Code that draws figures:
***

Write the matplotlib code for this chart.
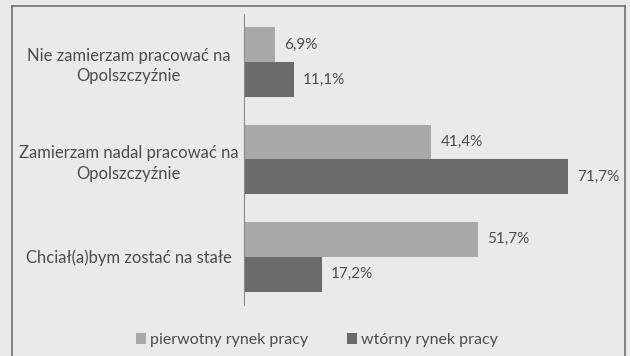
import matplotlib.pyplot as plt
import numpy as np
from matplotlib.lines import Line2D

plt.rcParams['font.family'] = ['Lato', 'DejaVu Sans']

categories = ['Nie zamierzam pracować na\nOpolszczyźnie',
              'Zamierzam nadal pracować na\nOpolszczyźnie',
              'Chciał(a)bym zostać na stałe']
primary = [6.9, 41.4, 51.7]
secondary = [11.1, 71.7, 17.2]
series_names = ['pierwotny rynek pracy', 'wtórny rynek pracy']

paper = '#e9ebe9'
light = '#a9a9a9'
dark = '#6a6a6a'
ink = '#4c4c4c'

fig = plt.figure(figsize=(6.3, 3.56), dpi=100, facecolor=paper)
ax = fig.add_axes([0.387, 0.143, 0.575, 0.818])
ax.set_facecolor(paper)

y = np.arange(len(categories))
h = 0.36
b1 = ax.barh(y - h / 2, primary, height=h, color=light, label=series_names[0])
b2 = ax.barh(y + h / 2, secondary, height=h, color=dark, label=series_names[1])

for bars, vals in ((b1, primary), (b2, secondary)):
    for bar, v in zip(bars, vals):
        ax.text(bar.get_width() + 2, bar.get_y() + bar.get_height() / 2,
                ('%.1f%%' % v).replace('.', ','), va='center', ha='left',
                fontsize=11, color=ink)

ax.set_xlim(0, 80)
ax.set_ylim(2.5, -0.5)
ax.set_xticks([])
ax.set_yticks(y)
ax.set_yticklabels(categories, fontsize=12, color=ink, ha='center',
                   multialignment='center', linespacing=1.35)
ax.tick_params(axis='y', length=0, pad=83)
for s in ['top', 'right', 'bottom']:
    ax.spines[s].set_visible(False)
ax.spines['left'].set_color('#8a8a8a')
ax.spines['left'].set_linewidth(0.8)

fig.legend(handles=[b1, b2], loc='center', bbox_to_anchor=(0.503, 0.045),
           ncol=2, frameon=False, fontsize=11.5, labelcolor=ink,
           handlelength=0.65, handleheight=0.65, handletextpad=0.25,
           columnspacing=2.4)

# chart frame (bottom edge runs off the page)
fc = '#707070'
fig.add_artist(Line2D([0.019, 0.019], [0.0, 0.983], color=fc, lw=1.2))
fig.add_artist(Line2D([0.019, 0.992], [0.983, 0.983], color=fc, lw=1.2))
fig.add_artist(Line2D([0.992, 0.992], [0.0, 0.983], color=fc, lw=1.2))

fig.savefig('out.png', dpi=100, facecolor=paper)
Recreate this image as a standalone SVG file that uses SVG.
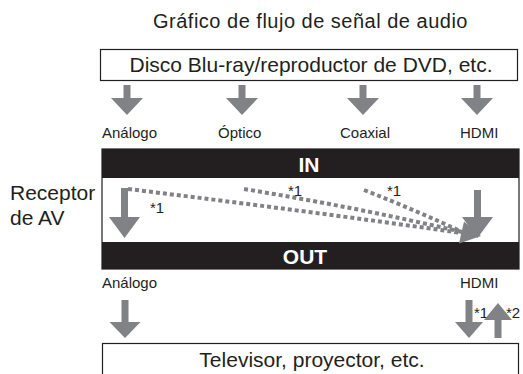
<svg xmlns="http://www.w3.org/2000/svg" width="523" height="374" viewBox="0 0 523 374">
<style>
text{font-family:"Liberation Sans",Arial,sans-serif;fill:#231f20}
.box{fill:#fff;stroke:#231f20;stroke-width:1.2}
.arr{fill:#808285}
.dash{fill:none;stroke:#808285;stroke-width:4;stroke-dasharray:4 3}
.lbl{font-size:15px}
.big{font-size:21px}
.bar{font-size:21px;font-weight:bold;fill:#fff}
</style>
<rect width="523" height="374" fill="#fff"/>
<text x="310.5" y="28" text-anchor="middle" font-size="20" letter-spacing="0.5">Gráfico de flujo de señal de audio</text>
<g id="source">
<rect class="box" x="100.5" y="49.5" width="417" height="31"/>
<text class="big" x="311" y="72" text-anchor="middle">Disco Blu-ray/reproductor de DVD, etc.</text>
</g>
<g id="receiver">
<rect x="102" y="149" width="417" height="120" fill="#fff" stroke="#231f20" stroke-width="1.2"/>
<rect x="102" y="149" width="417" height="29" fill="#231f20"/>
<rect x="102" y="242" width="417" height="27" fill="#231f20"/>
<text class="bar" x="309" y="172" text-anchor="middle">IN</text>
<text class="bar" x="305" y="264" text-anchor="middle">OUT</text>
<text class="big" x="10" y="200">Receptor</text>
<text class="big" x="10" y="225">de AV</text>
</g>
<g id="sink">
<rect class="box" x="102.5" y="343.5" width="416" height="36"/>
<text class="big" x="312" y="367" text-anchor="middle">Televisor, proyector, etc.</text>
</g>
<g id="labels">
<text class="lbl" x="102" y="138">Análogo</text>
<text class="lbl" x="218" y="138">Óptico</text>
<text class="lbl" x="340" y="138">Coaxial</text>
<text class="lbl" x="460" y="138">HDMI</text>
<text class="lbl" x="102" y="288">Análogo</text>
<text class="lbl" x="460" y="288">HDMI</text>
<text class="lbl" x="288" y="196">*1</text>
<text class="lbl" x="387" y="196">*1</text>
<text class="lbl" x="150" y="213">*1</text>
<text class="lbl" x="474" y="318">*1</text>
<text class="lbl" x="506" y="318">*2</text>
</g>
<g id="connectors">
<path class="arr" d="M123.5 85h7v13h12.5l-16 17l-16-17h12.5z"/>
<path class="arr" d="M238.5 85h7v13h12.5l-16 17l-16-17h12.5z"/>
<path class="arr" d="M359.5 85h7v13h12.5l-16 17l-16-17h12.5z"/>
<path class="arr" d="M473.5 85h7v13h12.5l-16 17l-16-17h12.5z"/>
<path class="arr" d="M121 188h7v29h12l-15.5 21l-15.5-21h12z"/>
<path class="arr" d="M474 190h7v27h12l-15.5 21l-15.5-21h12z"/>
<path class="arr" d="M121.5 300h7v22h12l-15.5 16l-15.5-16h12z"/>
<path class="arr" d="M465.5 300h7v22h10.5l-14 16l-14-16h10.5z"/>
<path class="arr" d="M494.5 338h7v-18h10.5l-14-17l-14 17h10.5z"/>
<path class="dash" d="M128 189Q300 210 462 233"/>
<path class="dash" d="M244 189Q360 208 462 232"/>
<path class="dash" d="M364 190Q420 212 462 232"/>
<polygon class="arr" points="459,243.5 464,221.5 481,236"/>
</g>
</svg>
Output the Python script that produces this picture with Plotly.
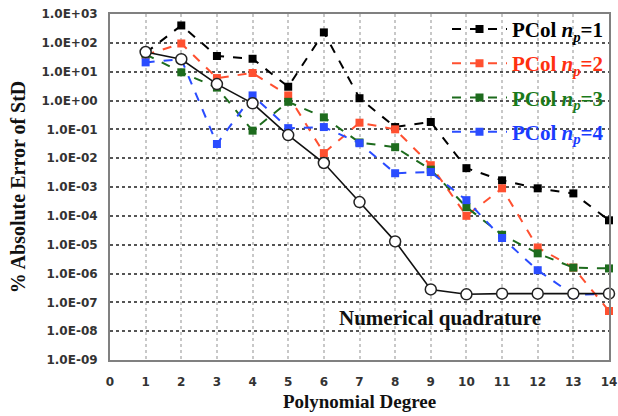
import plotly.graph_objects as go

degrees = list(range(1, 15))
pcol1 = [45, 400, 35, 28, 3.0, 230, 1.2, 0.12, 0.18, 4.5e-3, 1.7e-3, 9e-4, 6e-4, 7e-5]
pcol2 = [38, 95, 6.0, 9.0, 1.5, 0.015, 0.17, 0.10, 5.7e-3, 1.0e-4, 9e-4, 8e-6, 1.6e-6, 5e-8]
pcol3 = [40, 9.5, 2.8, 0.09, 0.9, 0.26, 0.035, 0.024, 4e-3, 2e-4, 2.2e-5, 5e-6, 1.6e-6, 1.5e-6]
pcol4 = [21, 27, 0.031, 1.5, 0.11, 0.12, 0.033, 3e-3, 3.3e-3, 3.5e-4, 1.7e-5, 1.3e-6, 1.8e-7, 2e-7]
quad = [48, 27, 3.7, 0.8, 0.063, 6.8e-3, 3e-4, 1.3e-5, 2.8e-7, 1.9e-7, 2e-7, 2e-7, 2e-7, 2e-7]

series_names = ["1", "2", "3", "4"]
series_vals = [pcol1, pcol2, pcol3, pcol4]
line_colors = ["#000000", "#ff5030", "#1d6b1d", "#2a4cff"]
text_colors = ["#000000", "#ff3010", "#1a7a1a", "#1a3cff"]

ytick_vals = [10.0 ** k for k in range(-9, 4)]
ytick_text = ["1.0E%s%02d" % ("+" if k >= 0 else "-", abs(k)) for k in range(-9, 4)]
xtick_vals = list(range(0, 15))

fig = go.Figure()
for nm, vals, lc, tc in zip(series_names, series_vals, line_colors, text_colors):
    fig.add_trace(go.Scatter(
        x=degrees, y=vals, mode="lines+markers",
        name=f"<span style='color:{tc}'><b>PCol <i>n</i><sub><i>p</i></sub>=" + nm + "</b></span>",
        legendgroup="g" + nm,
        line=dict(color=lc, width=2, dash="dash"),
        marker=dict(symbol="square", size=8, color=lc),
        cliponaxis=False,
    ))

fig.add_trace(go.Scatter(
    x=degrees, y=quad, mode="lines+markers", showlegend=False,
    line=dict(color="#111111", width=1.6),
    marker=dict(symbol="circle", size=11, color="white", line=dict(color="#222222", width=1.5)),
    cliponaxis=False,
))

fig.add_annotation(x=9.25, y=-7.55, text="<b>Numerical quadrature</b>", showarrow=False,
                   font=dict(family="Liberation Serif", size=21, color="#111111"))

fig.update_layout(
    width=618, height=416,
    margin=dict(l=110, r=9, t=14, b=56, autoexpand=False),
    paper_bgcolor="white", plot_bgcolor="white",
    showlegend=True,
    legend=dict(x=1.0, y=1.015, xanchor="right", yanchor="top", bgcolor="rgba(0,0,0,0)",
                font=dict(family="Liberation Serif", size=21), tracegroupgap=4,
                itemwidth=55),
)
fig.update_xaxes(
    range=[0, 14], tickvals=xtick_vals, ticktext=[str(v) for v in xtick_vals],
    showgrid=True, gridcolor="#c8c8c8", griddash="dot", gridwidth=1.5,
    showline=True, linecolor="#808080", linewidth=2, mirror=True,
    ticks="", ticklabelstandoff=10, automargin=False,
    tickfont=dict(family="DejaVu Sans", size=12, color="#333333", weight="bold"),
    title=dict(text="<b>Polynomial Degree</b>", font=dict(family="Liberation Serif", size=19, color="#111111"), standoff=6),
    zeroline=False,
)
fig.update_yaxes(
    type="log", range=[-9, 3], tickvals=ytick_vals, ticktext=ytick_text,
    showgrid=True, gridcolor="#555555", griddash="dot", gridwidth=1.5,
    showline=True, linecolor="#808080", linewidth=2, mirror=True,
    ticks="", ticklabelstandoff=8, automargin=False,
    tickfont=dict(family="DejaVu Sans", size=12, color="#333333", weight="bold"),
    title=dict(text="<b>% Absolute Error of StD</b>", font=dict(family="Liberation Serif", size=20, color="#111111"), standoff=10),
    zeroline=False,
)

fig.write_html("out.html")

***

Instructions for the task: Skip the pictures. Restate exactly the lines from the start of the entries through the line containing "fontsize=11, color=ink)", both ends included.

Problem solution:
Write the matplotlib code for this chart.
import matplotlib.pyplot as plt
import numpy as np
from matplotlib.lines import Line2D

plt.rcParams['font.family'] = ['Lato', 'DejaVu Sans']

categories = ['Nie zamierzam pracować na\nOpolszczyźnie',
              'Zamierzam nadal pracować na\nOpolszczyźnie',
              'Chciał(a)bym zostać na stałe']
primary = [6.9, 41.4, 51.7]
secondary = [11.1, 71.7, 17.2]
series_names = ['pierwotny rynek pracy', 'wtórny rynek pracy']

paper = '#e9ebe9'
light = '#a9a9a9'
dark = '#6a6a6a'
ink = '#4c4c4c'

fig = plt.figure(figsize=(6.3, 3.56), dpi=100, facecolor=paper)
ax = fig.add_axes([0.387, 0.143, 0.575, 0.818])
ax.set_facecolor(paper)

y = np.arange(len(categories))
h = 0.36
b1 = ax.barh(y - h / 2, primary, height=h, color=light, label=series_names[0])
b2 = ax.barh(y + h / 2, secondary, height=h, color=dark, label=series_names[1])

for bars, vals in ((b1, primary), (b2, secondary)):
    for bar, v in zip(bars, vals):
        ax.text(bar.get_width() + 2, bar.get_y() + bar.get_height() / 2,
                ('%.1f%%' % v).replace('.', ','), va='center', ha='left',
                fontsize=11, color=ink)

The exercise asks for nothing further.